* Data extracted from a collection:
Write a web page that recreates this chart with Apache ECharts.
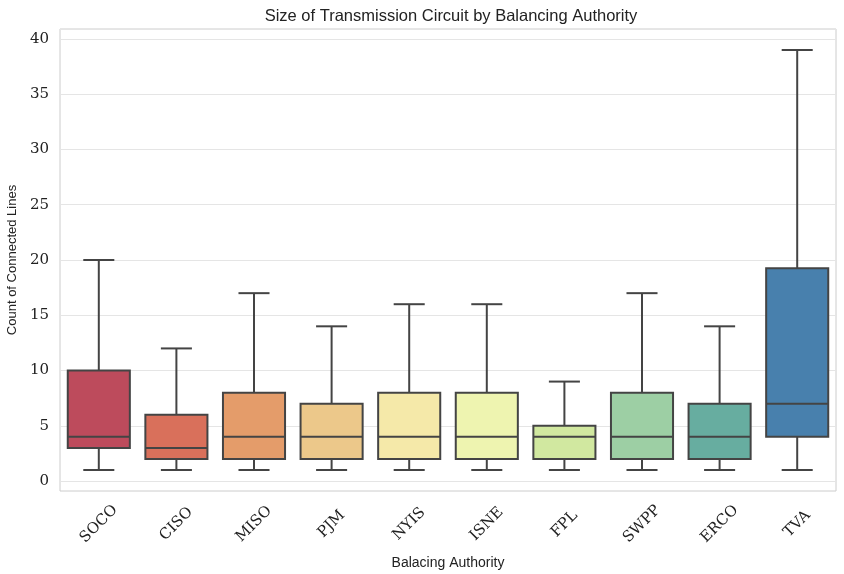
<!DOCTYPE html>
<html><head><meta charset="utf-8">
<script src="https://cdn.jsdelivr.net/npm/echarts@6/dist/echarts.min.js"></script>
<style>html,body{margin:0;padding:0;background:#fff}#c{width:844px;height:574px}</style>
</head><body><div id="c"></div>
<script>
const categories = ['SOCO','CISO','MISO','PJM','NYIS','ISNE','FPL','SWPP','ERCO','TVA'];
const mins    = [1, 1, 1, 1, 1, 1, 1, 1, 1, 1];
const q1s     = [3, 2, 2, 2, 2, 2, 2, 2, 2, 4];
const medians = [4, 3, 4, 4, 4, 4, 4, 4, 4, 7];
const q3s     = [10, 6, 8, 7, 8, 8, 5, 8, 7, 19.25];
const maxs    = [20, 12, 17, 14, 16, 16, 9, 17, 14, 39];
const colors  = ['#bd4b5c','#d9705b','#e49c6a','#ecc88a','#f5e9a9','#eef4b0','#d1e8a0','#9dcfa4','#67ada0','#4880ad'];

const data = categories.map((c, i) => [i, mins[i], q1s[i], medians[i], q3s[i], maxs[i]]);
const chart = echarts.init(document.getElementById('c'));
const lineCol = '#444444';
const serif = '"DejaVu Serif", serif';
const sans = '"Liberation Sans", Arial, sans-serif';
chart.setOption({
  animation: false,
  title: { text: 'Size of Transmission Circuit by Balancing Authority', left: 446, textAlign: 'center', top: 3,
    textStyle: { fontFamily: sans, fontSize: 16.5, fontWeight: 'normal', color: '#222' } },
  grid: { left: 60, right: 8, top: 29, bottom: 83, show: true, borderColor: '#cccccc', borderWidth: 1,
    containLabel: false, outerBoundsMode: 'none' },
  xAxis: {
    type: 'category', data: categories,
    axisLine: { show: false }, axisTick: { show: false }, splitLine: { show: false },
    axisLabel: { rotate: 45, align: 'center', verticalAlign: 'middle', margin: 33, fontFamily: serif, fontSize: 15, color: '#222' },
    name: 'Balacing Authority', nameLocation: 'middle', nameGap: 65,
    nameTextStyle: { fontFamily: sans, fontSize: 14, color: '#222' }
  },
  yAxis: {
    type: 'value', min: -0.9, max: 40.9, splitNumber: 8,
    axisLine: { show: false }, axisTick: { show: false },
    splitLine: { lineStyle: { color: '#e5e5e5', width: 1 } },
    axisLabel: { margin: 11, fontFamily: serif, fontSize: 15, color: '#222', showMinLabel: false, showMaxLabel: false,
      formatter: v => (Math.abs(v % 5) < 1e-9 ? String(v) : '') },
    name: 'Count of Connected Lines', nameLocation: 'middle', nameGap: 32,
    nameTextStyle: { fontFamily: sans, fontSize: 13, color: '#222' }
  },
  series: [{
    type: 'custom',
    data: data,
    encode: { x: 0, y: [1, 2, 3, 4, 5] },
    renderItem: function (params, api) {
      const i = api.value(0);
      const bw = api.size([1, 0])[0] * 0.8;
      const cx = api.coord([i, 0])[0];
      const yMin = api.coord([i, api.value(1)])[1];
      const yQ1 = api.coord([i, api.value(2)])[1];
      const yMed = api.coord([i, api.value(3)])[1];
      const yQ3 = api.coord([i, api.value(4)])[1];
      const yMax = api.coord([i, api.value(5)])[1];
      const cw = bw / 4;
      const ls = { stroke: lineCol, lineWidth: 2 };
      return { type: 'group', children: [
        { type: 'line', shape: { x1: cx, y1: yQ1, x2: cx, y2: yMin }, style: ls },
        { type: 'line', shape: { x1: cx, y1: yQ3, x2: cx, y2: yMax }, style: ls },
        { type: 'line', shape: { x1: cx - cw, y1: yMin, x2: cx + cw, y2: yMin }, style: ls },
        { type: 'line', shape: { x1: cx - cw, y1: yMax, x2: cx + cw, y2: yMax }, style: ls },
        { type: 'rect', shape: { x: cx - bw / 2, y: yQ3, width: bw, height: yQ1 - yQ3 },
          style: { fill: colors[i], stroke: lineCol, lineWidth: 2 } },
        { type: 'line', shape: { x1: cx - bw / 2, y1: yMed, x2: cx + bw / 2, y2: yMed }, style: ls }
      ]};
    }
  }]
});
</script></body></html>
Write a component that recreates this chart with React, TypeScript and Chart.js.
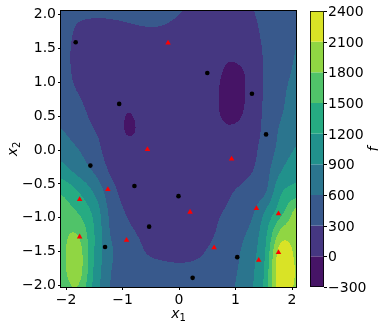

* JOB:
Strip out the pictures and quote the remaining data word for word.

* TASK RESULT:
Write a web page that recreates this chart with Apache ECharts.
<!DOCTYPE html>
<html><head><meta charset="utf-8">
<script src="https://cdn.jsdelivr.net/npm/echarts@6/dist/echarts.min.js"></script>
<style>html,body{margin:0;padding:0;background:#fff}#c{width:844px;height:574px}</style>
</head><body><div id="c"></div>
<script>
const categories = ['SOCO','CISO','MISO','PJM','NYIS','ISNE','FPL','SWPP','ERCO','TVA'];
const mins    = [1, 1, 1, 1, 1, 1, 1, 1, 1, 1];
const q1s     = [3, 2, 2, 2, 2, 2, 2, 2, 2, 4];
const medians = [4, 3, 4, 4, 4, 4, 4, 4, 4, 7];
const q3s     = [10, 6, 8, 7, 8, 8, 5, 8, 7, 19.25];
const maxs    = [20, 12, 17, 14, 16, 16, 9, 17, 14, 39];
const colors  = ['#bd4b5c','#d9705b','#e49c6a','#ecc88a','#f5e9a9','#eef4b0','#d1e8a0','#9dcfa4','#67ada0','#4880ad'];

const data = categories.map((c, i) => [i, mins[i], q1s[i], medians[i], q3s[i], maxs[i]]);
const chart = echarts.init(document.getElementById('c'));
const lineCol = '#444444';
const serif = '"DejaVu Serif", serif';
const sans = '"Liberation Sans", Arial, sans-serif';
chart.setOption({
  animation: false,
  title: { text: 'Size of Transmission Circuit by Balancing Authority', left: 446, textAlign: 'center', top: 3,
    textStyle: { fontFamily: sans, fontSize: 16.5, fontWeight: 'normal', color: '#222' } },
  grid: { left: 60, right: 8, top: 29, bottom: 83, show: true, borderColor: '#cccccc', borderWidth: 1,
    containLabel: false, outerBoundsMode: 'none' },
  xAxis: {
    type: 'category', data: categories,
    axisLine: { show: false }, axisTick: { show: false }, splitLine: { show: false },
    axisLabel: { rotate: 45, align: 'center', verticalAlign: 'middle', margin: 33, fontFamily: serif, fontSize: 15, color: '#222' },
    name: 'Balacing Authority', nameLocation: 'middle', nameGap: 65,
    nameTextStyle: { fontFamily: sans, fontSize: 14, color: '#222' }
  },
  yAxis: {
    type: 'value', min: -0.9, max: 40.9, splitNumber: 8,
    axisLine: { show: false }, axisTick: { show: false },
    splitLine: { lineStyle: { color: '#e5e5e5', width: 1 } },
    axisLabel: { margin: 11, fontFamily: serif, fontSize: 15, color: '#222', showMinLabel: false, showMaxLabel: false,
      formatter: v => (Math.abs(v % 5) < 1e-9 ? String(v) : '') },
    name: 'Count of Connected Lines', nameLocation: 'middle', nameGap: 32,
    nameTextStyle: { fontFamily: sans, fontSize: 13, color: '#222' }
  },
  series: [{
    type: 'custom',
    data: data,
    encode: { x: 0, y: [1, 2, 3, 4, 5] },
    renderItem: function (params, api) {
      const i = api.value(0);
      const bw = api.size([1, 0])[0] * 0.8;
      const cx = api.coord([i, 0])[0];
      const yMin = api.coord([i, api.value(1)])[1];
      const yQ1 = api.coord([i, api.value(2)])[1];
      const yMed = api.coord([i, api.value(3)])[1];
      const yQ3 = api.coord([i, api.value(4)])[1];
      const yMax = api.coord([i, api.value(5)])[1];
      const cw = bw / 4;
      const ls = { stroke: lineCol, lineWidth: 2 };
      return { type: 'group', children: [
        { type: 'line', shape: { x1: cx, y1: yQ1, x2: cx, y2: yMin }, style: ls },
        { type: 'line', shape: { x1: cx, y1: yQ3, x2: cx, y2: yMax }, style: ls },
        { type: 'line', shape: { x1: cx - cw, y1: yMin, x2: cx + cw, y2: yMin }, style: ls },
        { type: 'line', shape: { x1: cx - cw, y1: yMax, x2: cx + cw, y2: yMax }, style: ls },
        { type: 'rect', shape: { x: cx - bw / 2, y: yQ3, width: bw, height: yQ1 - yQ3 },
          style: { fill: colors[i], stroke: lineCol, lineWidth: 2 } },
        { type: 'line', shape: { x1: cx - bw / 2, y1: yMed, x2: cx + bw / 2, y2: yMed }, style: ls }
      ]};
    }
  }]
});
</script></body></html>
Write a component that recreates this chart with React, TypeScript and Chart.js.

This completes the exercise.